■ Required work ■
Retype nothing except the lines below from the one with "Output the Python" through the one with "from matplotlib import font_manager", exactly, with images left out.
# Source records start
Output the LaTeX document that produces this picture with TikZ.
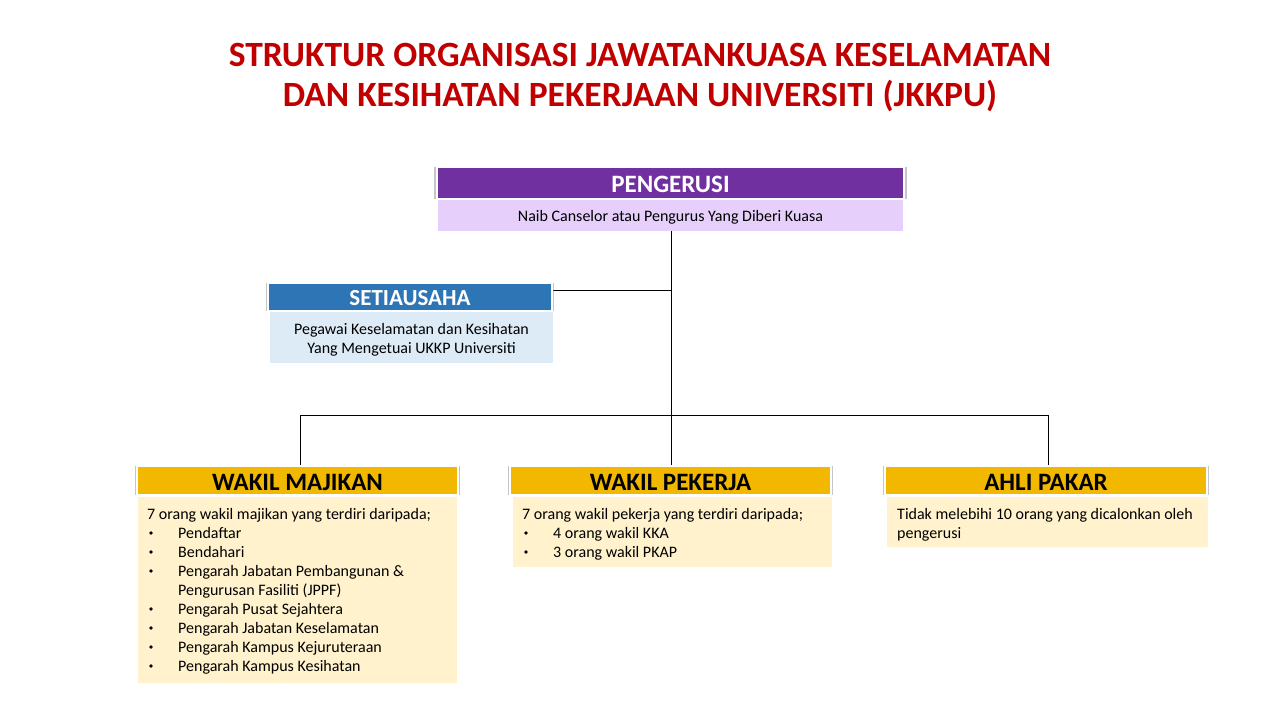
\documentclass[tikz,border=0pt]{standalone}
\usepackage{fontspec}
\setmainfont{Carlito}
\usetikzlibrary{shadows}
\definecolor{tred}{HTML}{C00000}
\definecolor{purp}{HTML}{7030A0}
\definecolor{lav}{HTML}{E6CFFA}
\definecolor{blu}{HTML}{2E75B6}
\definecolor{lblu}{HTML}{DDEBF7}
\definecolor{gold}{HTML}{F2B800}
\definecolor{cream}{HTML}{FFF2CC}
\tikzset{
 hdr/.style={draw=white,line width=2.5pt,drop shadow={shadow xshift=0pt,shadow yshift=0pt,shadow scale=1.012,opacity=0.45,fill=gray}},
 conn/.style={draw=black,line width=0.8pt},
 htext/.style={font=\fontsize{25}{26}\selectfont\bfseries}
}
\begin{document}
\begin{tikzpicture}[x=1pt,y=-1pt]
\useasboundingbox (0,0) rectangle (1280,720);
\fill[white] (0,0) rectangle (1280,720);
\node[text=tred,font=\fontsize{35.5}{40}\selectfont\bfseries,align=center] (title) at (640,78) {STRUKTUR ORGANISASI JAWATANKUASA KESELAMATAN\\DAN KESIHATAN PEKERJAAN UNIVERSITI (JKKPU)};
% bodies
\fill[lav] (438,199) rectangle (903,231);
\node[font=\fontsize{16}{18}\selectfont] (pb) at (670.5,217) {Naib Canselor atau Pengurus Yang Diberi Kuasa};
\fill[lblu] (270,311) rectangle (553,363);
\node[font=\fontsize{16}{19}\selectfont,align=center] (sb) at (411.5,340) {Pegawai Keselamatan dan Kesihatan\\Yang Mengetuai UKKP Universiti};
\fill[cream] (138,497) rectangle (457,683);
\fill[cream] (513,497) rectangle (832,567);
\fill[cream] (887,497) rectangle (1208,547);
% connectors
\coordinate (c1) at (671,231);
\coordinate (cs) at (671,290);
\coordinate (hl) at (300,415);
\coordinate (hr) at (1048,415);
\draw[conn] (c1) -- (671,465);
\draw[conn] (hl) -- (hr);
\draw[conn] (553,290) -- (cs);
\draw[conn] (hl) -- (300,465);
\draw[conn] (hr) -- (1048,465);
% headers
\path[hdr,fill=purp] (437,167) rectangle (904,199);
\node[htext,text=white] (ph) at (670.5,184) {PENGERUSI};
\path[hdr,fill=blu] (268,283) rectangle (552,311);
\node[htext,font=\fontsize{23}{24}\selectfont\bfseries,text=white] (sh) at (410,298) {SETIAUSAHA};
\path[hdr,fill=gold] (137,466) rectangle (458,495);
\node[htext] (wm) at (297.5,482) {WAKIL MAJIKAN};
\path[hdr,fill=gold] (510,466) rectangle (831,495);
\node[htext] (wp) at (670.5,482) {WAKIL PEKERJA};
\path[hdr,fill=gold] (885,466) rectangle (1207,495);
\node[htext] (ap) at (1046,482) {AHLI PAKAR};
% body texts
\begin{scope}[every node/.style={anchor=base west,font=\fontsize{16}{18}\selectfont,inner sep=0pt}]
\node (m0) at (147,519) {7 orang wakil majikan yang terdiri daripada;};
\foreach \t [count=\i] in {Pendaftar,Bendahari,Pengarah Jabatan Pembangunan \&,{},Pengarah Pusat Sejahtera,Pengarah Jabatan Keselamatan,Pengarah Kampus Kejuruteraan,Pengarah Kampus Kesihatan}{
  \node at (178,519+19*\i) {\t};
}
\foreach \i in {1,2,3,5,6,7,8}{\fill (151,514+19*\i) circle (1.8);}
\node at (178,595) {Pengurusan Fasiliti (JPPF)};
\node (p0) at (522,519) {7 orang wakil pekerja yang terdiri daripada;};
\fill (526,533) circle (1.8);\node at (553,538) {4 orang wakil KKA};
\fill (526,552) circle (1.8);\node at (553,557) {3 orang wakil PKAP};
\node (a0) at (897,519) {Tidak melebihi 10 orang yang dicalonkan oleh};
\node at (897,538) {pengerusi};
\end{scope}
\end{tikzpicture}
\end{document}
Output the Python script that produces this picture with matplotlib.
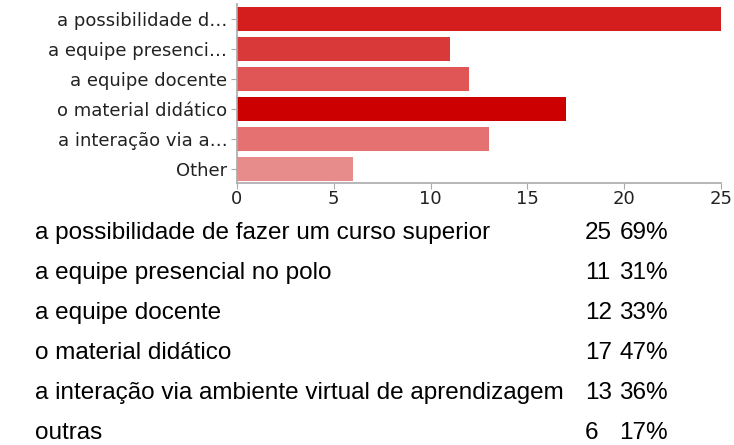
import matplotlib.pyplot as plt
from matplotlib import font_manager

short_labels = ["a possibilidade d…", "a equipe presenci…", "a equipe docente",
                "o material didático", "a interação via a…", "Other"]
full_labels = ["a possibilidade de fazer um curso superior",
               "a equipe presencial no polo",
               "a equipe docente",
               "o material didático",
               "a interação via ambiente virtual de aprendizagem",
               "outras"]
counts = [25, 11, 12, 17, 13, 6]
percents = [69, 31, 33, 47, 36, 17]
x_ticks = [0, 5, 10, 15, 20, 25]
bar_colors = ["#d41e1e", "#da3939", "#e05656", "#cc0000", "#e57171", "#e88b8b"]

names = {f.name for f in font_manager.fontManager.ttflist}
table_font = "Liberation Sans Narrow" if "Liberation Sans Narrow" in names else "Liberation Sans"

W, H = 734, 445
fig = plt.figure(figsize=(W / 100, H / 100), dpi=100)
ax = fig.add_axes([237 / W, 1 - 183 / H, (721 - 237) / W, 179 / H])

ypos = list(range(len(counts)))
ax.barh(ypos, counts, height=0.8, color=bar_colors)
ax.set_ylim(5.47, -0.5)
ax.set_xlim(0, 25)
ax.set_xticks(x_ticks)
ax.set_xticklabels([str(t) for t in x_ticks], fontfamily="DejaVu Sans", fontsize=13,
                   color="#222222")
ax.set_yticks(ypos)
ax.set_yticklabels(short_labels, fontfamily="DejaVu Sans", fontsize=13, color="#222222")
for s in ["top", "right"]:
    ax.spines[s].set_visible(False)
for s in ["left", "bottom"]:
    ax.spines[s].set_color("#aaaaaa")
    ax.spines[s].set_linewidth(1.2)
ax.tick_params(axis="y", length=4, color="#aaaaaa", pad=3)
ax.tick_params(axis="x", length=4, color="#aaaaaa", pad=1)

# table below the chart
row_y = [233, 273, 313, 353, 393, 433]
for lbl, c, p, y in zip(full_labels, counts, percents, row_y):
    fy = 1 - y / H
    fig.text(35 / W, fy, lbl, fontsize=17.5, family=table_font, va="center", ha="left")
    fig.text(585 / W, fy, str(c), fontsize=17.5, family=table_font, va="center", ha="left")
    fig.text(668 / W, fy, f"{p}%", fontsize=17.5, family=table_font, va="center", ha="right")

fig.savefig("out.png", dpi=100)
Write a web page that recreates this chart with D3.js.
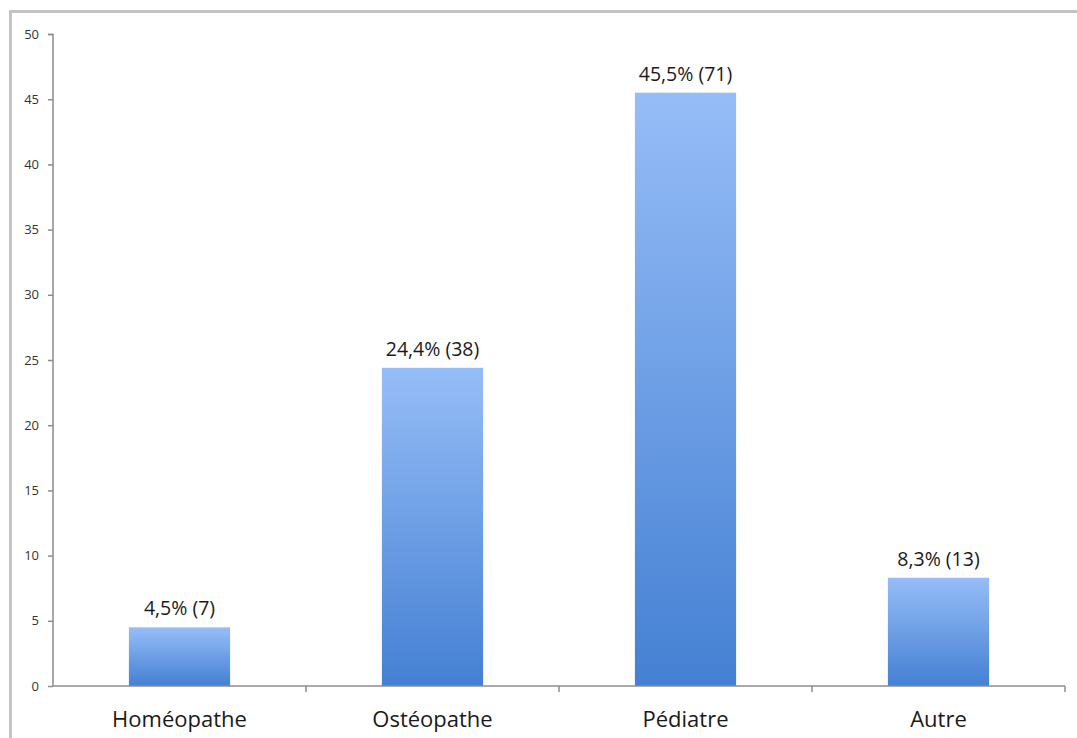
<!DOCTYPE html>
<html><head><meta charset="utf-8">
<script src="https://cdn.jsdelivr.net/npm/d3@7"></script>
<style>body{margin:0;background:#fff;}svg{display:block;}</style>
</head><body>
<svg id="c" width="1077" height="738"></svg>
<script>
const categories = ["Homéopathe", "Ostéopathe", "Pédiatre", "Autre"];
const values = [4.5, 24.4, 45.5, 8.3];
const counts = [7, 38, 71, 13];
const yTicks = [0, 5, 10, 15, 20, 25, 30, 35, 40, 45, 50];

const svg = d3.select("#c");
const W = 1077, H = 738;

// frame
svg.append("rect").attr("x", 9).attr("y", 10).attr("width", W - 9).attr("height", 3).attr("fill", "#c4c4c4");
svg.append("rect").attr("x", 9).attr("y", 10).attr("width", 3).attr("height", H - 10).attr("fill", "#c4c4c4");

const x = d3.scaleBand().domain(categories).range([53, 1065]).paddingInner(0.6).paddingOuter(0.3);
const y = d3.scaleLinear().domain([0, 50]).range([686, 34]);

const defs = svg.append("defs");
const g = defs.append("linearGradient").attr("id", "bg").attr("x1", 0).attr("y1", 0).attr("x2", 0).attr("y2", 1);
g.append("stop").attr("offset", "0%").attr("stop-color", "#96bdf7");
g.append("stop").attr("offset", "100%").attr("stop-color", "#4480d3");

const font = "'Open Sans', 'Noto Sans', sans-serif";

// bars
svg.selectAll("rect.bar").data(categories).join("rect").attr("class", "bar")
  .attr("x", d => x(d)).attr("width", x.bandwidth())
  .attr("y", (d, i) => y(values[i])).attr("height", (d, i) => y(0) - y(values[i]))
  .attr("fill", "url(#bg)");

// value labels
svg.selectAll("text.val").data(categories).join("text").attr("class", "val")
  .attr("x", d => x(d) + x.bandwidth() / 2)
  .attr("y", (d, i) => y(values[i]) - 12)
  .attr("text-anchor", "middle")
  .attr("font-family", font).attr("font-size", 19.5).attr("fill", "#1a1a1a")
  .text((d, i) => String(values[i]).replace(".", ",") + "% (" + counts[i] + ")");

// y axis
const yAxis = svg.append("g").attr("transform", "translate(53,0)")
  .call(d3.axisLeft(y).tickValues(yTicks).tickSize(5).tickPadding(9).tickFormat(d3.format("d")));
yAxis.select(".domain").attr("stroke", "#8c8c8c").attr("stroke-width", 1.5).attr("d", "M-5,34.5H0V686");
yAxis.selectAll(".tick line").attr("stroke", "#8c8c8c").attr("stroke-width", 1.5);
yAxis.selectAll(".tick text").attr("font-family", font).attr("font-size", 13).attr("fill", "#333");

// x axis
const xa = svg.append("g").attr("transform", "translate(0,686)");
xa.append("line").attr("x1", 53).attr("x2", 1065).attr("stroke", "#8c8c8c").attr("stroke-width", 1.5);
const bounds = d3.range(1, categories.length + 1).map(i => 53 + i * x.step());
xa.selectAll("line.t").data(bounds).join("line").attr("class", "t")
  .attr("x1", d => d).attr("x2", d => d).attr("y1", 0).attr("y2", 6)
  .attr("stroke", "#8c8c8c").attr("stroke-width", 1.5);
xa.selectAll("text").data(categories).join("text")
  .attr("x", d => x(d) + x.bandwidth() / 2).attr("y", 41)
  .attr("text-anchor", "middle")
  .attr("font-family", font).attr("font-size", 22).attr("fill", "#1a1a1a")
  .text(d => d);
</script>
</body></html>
# Source records end
■ Full answer ■
Output the Python script that produces this picture with matplotlib.
import matplotlib.pyplot as plt
from matplotlib import font_manager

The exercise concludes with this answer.